Rounds, Colleagues Introduce Bipartisan Bill to Protect Navigable Waters in the United States
WASHINGTON, DC – Today, U.S. Senator Mike Rounds (R-S.D.) joined his colleagues in introducing the bipartisan Federal Water Quality Protection Act (S.1140).
The bipartisan legislation would protect traditional navigable waters of the United States. It also protects farmers, ranchers and private landowners by directing the Environmental Protection Agency (EPA) and the U.S. Army Corps of Engineers to issue a revised “Waters of the United States” (WOTUS) rule that does not include things such as isolated ponds, ditches, agriculture water, storm water, groundwater, floodwater, municipal water supply systems, wastewater management systems, and streams without enough flow to carry pollutants to navigable waters.
"The administration’s proposed Waters of the U.S. rule is unnecessary and yet another example of unelected bureaucrats overstepping their boundaries when it comes to rulemaking,” said Rounds. “I agree with South Dakota farmers and ranchers, who continue to tell me this rule would bog down productivity by imposing massive new regulatory hurdles. In South Dakota, our producers are already good stewards of their land – they have to be because their livelihoods depend on it. I am pleased to be an original cosponsor of the Federal Water Quality Protection Act to protect South Dakota producers and put a stop to this unnecessary, burdensome and intrusive regulation.”

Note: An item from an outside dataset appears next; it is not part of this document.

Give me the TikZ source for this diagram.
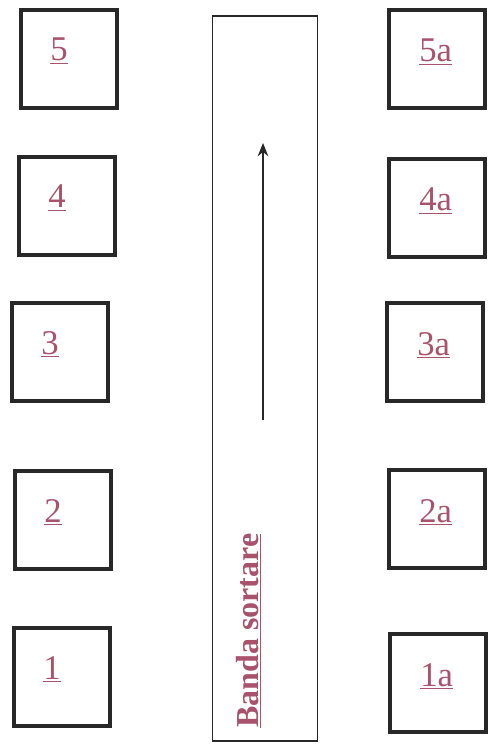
\documentclass[tikz,border=0pt]{standalone}
\usepackage{fontspec}
\setmainfont{Liberation Serif}
\usetikzlibrary{arrows.meta}
\definecolor{labelpink}{RGB}{168,82,108}
\definecolor{boxgray}{RGB}{40,40,40}
\begin{document}
\begin{tikzpicture}[x=0.75pt,y=-0.75pt,>=stealth,
 cell/.style={draw=boxgray,line width=3pt,minimum width=72pt,minimum height=73pt,inner sep=0pt},
 num/.style={text=labelpink,font=\fontsize{26}{28}\selectfont,inner sep=0pt},
 belt/.style={draw=boxgray,line width=1.1pt,minimum width=78.5pt,minimum height=544pt,inner sep=0pt}]
 \useasboundingbox (0,0) rectangle (489,745);
 \node[belt] (band) at (265,378.5) {};
 \foreach \n/\x/\y in {5/69/59,4/67/206,3/60/352,2/63/520,1/62/677}{
  \node[cell] (c\n) at (\x,\y) {};
  \node[num,anchor=base west] (n\n) at (\x-19,\y+2) {\underline{\n}};
 }
 \foreach \n/\x/\y in {5/437/59,4/437/208,3/435/352,2/437/519,1/438/683}{
  \node[cell] (ca\n) at (\x,\y) {};
  \node[num,anchor=base west] (na\n) at (\x-18,\y+3) {\underline{\n a}};
 }
 \coordinate (tail) at (263,420); \coordinate (head) at (263,143);
 \draw[boxgray,line width=1.3pt,-{Stealth[length=10pt,width=8pt]}] (tail) -- (head);
 \node[num,font=\fontsize{24}{26}\selectfont\bfseries,rotate=90,anchor=base west] (bandtext) at (258,728) {\underline{Banda sortare}};
\end{tikzpicture}
\end{document}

In addition to Rounds, the Federal Water Quality Protection Act is co-sponsored by Senate Majority Leader Mitch McConnell (R-K.Y.), The Committee on Environment and Public Works Chairman Jim Inhofe (R-O.K.), Senators Roy Blunt (R-M.O.), John Barrasso (R-W.Y.), Pat Roberts (R-K.S.), Shelley Moore Capito (R-W.V.), Deb Fischer (R-N.E.), Dan Sullivan (R-A.K.), Joe Donnelly (D-I.N.), Heidi Heitkamp (D-N.D.) and Joe Manchin (D-W.V.).
EPA and the Corps of Engineers have proposed to expand the scope of federal authority over land and water to encompass all water in a flood plain, manmade water management systems, and water that infiltrates into the ground or moves overland, and any other water that they decide has a “significant nexus” to downstream water based on use by animals, insects and birds and water storage considerations, shifting the focus of the Clean Water Act from water quality protection and navigable waters to habitat and water supply.
To address these concerns and to ensure protection of water for communities across the country, the Federal Water Quality Protection Act directs the agencies to issue a revised proposal that adheres to the following principles-
- The Federal Water Pollution Control Act is an Act to protect traditional navigable waters from water pollution.
- Waters of the U.S. under that Act should include
o Traditional navigable waters and interstate waters.
o Streams identified on maps at the scale used by EPA to identify potential sources of drinking water.
o Streams with enough flow to carry pollutants to a navigable water, based on a quantifiable and statistically valid measure of flow for that geographic area, and
o Wetlands situated next to a water of the United States that protect water quality by preventing the movement of pollutants to navigable water.
o Areas unlawfully filled without a required permit.
- Waters of the U.S. should not include
o Water that is located below the surface of the land, including soil water and groundwater.
o Water that is not located within a body of water (e.g., river, stream, lake, pond, wetland), including channels that have no bed, bank or ordinary high water mark or surface hydrologic connection to traditional navigable waters.
o Isolated ponds.
o Stormwater and floodwater management systems.
o Wastewater management systems.
o Municipal and industrial water supply management systems.
o Agricultural water management systems.
o Streams that do not have enough flow to carry pollutants to navigable waters.
o Prior converted cropland.
o Areas lawfully filled pursuant to a permit or areas exempt from permitting.
In identifying waters of the U.S., the agencies are directed that the following do not provide a basis for asserting federal control-
- The use of a body of water by an organism, including a migratory bird.
- The supply of water to a groundwater aquifer and the storage of water in an isolated waterbody.
- The water cycle, including the supply of water through evaporation, transpiration, condensation, precipitation, overland flow, and movement of water in an aquifer.
To ensure that Corps and EPA carry out the important analyses and consultations that are designed to improve regulation, a new regulatory proposal must be developed employing the following-
- Federalism consultation under Executive Order 13132.
- Economic analyses under the Regulatory Flexibility Act.
- Small business and small governmental entity review under the Small Business Regulatory Enforcement Fairness Act.
- Review of the unfunded mandates under the Unfunded Mandates Reform Act.
- Compliance with Executive Orders 12866 and 13563, on improving regulation.